Could you transcribe every record below exactly as written, leaving out any pictures?

--- START Task material ---

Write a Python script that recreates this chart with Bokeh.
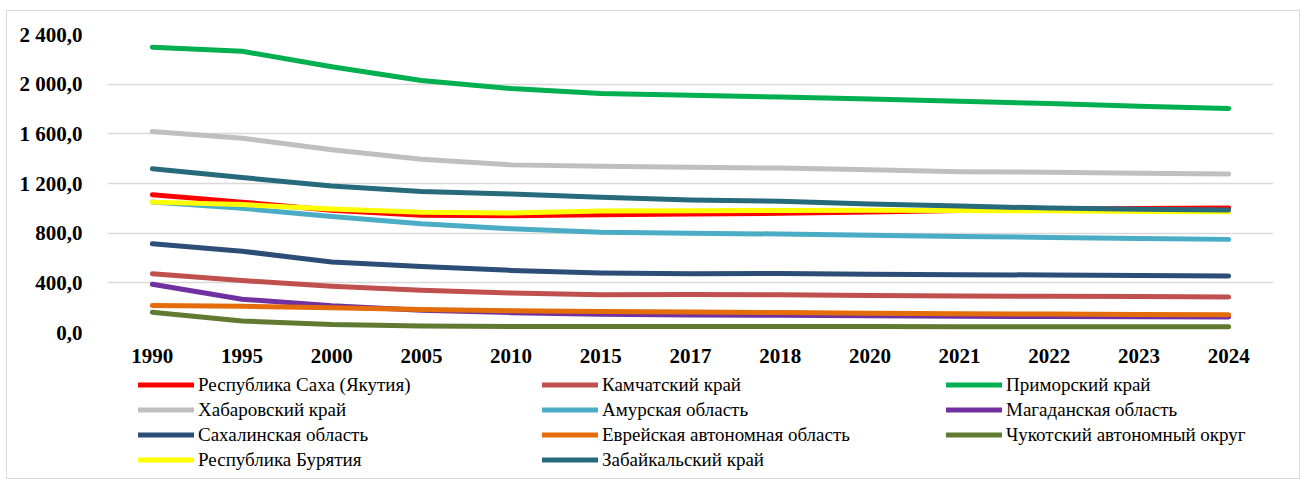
from bokeh.plotting import figure
from bokeh.layouts import column
from bokeh.models import (FactorRange, Range1d, Legend, LegendItem, FixedTicker,
                          CustomJSTickFormatter)
from bokeh.embed import file_html
from bokeh.resources import INLINE

years = ["1990", "1995", "2000", "2005", "2010", "2015", "2017", "2018",
         "2020", "2021", "2022", "2023", "2024"]

names = ["Республика Саха (Якутия)", "Камчатский край", "Приморский край",
         "Хабаровский край", "Амурская область", "Магаданская область",
         "Сахалинская область", "Еврейская автономная область",
         "Чукотский автономный округ", "Республика Бурятия", "Забайкальский край"]

sakha = [1110, 1050, 985, 945, 940, 948, 955, 960, 970, 982, 993, 998, 1002]
kamchatka = [474, 418, 372, 341, 318, 305, 306, 304, 297, 294, 292, 289, 286]
primorye = [2298, 2265, 2140, 2030, 1965, 1925, 1910, 1897, 1880, 1862, 1845, 1822, 1805]
khabarovsk = [1618, 1565, 1472, 1395, 1350, 1338, 1330, 1324, 1310, 1295, 1290, 1282, 1276]
amur = [1050, 1000, 935, 876, 836, 808, 800, 793, 783, 774, 766, 758, 750]
magadan = [388, 268, 215, 180, 160, 146, 140, 138, 134, 131, 129, 127, 125]
sakhalin = [714, 655, 567, 532, 500, 480, 474, 476, 469, 466, 463, 459, 456]
jewish = [218, 212, 200, 186, 176, 170, 165, 161, 155, 151, 148, 145, 143]
chukotka = [163, 93, 64, 52, 49, 48, 48, 48, 48, 47, 47, 47, 47]
buryatia = [1050, 1030, 995, 968, 962, 978, 980, 982, 985, 983, 980, 975, 972]
zabaikalsky = [1318, 1248, 1180, 1135, 1115, 1090, 1068, 1058, 1035, 1018, 1002, 993, 987]

series = [sakha, kamchatka, primorye, khabarovsk, amur, magadan, sakhalin,
          jewish, chukotka, buryatia, zabaikalsky]
colors = ["#FF0000", "#C0504D", "#00B050", "#BFBFBF", "#4BACC6", "#7030A0",
          "#2C4D75", "#E46C0A", "#617A32", "#FFFF00", "#276A7C"]

y_ticks = [0, 400, 800, 1200, 1600, 2000, 2400]

# ---- main chart ----
p = figure(x_range=FactorRange(*years, range_padding=0),
           y_range=Range1d(0, 2400),
           width=1292, height=355,
           min_border_left=100, min_border_right=26, min_border_top=23,
           min_border_bottom=34,
           output_backend="svg", toolbar_location=None)
p.outline_line_color = None
p.background_fill_color = "white"
p.border_fill_color = "white"

p.xgrid.grid_line_color = None
p.ygrid.grid_line_color = "#D9D9D9"
p.ygrid.grid_line_width = 1.5
p.yaxis.ticker = FixedTicker(ticks=y_ticks)
p.yaxis.formatter = CustomJSTickFormatter(code="""
const s = tick.toFixed(1).split('.');
s[0] = s[0].replace(/\\B(?=(\\d{3})+(?!\\d))/g, ' ');
return s.join(',');
""")

for ax in (p.xaxis[0], p.yaxis[0]):
    ax.axis_line_color = None
    ax.major_tick_line_color = None
    ax.minor_tick_line_color = None
    ax.major_label_text_font = "Liberation Serif"
    ax.major_label_text_font_style = "bold"
    ax.major_label_text_font_size = "21px"
    ax.major_label_text_color = "black"
p.yaxis.major_label_standoff = 19
p.xaxis.major_label_standoff = 10

for name, vals, col in zip(names, series, colors):
    p.line(years, vals, line_color=col, line_width=5,
           line_cap="round", line_join="round")

# ---- legend strip (its frame is aligned with the chart's frame) ----
lg = figure(width=1292, height=112, min_border=0,
            x_range=Range1d(0, 1), y_range=Range1d(0, 1),
            x_axis_location=None, y_axis_location=None,
            output_backend="svg", toolbar_location=None)
lg.outline_line_color = None
lg.grid.visible = False
lg.background_fill_color = "white"
lg.border_fill_color = "white"

items = []
for name, col in zip(names, colors):
    r = lg.line([-5, -4], [-5, -4], line_color=col, line_width=5,
                line_cap="round", line_join="round")
    items.append(LegendItem(label=name, renderers=[r]))

legend = Legend(items=items, orientation="horizontal", ncols=3,
                location=(31, 6),
                glyph_width=56, glyph_height=25, label_height=25,
                label_width=344, label_standoff=4, spacing=0,
                padding=0, margin=0, border_line_color=None,
                background_fill_alpha=0,
                label_text_font="Liberation Serif",
                label_text_font_size="19px", label_text_color="black")
lg.add_layout(legend, "center")

layout = column(p, lg, spacing=0,
                styles={"border": "1px solid #D9D9D9", "margin-left": "6px",
                        "margin-top": "10px", "background": "white"})

open("out.html", "w").write(file_html(layout, INLINE))
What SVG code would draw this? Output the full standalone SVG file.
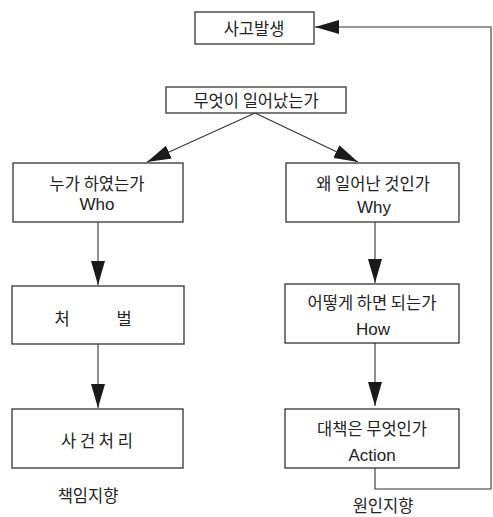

--- END Task material ---

## Right answer
Write a Python script that recreates this chart with Bokeh.
from bokeh.plotting import figure
from bokeh.layouts import column
from bokeh.models import (FactorRange, Range1d, Legend, LegendItem, FixedTicker,
                          CustomJSTickFormatter)
from bokeh.embed import file_html
from bokeh.resources import INLINE

years = ["1990", "1995", "2000", "2005", "2010", "2015", "2017", "2018",
         "2020", "2021", "2022", "2023", "2024"]

names = ["Республика Саха (Якутия)", "Камчатский край", "Приморский край",
         "Хабаровский край", "Амурская область", "Магаданская область",
         "Сахалинская область", "Еврейская автономная область",
         "Чукотский автономный округ", "Республика Бурятия", "Забайкальский край"]

sakha = [1110, 1050, 985, 945, 940, 948, 955, 960, 970, 982, 993, 998, 1002]
kamchatka = [474, 418, 372, 341, 318, 305, 306, 304, 297, 294, 292, 289, 286]
primorye = [2298, 2265, 2140, 2030, 1965, 1925, 1910, 1897, 1880, 1862, 1845, 1822, 1805]
khabarovsk = [1618, 1565, 1472, 1395, 1350, 1338, 1330, 1324, 1310, 1295, 1290, 1282, 1276]
amur = [1050, 1000, 935, 876, 836, 808, 800, 793, 783, 774, 766, 758, 750]
magadan = [388, 268, 215, 180, 160, 146, 140, 138, 134, 131, 129, 127, 125]
sakhalin = [714, 655, 567, 532, 500, 480, 474, 476, 469, 466, 463, 459, 456]
jewish = [218, 212, 200, 186, 176, 170, 165, 161, 155, 151, 148, 145, 143]
chukotka = [163, 93, 64, 52, 49, 48, 48, 48, 48, 47, 47, 47, 47]
buryatia = [1050, 1030, 995, 968, 962, 978, 980, 982, 985, 983, 980, 975, 972]
zabaikalsky = [1318, 1248, 1180, 1135, 1115, 1090, 1068, 1058, 1035, 1018, 1002, 993, 987]

series = [sakha, kamchatka, primorye, khabarovsk, amur, magadan, sakhalin,
          jewish, chukotka, buryatia, zabaikalsky]
colors = ["#FF0000", "#C0504D", "#00B050", "#BFBFBF", "#4BACC6", "#7030A0",
          "#2C4D75", "#E46C0A", "#617A32", "#FFFF00", "#276A7C"]

y_ticks = [0, 400, 800, 1200, 1600, 2000, 2400]

# ---- main chart ----
p = figure(x_range=FactorRange(*years, range_padding=0),
           y_range=Range1d(0, 2400),
           width=1292, height=355,
           min_border_left=100, min_border_right=26, min_border_top=23,
           min_border_bottom=34,
           output_backend="svg", toolbar_location=None)
p.outline_line_color = None
p.background_fill_color = "white"
p.border_fill_color = "white"

p.xgrid.grid_line_color = None
p.ygrid.grid_line_color = "#D9D9D9"
p.ygrid.grid_line_width = 1.5
p.yaxis.ticker = FixedTicker(ticks=y_ticks)
p.yaxis.formatter = CustomJSTickFormatter(code="""
const s = tick.toFixed(1).split('.');
s[0] = s[0].replace(/\\B(?=(\\d{3})+(?!\\d))/g, ' ');
return s.join(',');
""")

for ax in (p.xaxis[0], p.yaxis[0]):
    ax.axis_line_color = None
    ax.major_tick_line_color = None
    ax.minor_tick_line_color = None
    ax.major_label_text_font = "Liberation Serif"
    ax.major_label_text_font_style = "bold"
    ax.major_label_text_font_size = "21px"
    ax.major_label_text_color = "black"
p.yaxis.major_label_standoff = 19
p.xaxis.major_label_standoff = 10

for name, vals, col in zip(names, series, colors):
    p.line(years, vals, line_color=col, line_width=5,
           line_cap="round", line_join="round")

# ---- legend strip (its frame is aligned with the chart's frame) ----
lg = figure(width=1292, height=112, min_border=0,
            x_range=Range1d(0, 1), y_range=Range1d(0, 1),
            x_axis_location=None, y_axis_location=None,
            output_backend="svg", toolbar_location=None)
lg.outline_line_color = None
lg.grid.visible = False
lg.background_fill_color = "white"
lg.border_fill_color = "white"

items = []
for name, col in zip(names, colors):
    r = lg.line([-5, -4], [-5, -4], line_color=col, line_width=5,
                line_cap="round", line_join="round")
    items.append(LegendItem(label=name, renderers=[r]))

legend = Legend(items=items, orientation="horizontal", ncols=3,
                location=(31, 6),
                glyph_width=56, glyph_height=25, label_height=25,
                label_width=344, label_standoff=4, spacing=0,
                padding=0, margin=0, border_line_color=None,
                background_fill_alpha=0,
                label_text_font="Liberation Serif",
                label_text_font_size="19px", label_text_color="black")
lg.add_layout(legend, "center")

layout = column(p, lg, spacing=0,
                styles={"border": "1px solid #D9D9D9", "margin-left": "6px",
                        "margin-top": "10px", "background": "white"})

open("out.html", "w").write(file_html(layout, INLINE))
What SVG code would draw this? Output the full standalone SVG file.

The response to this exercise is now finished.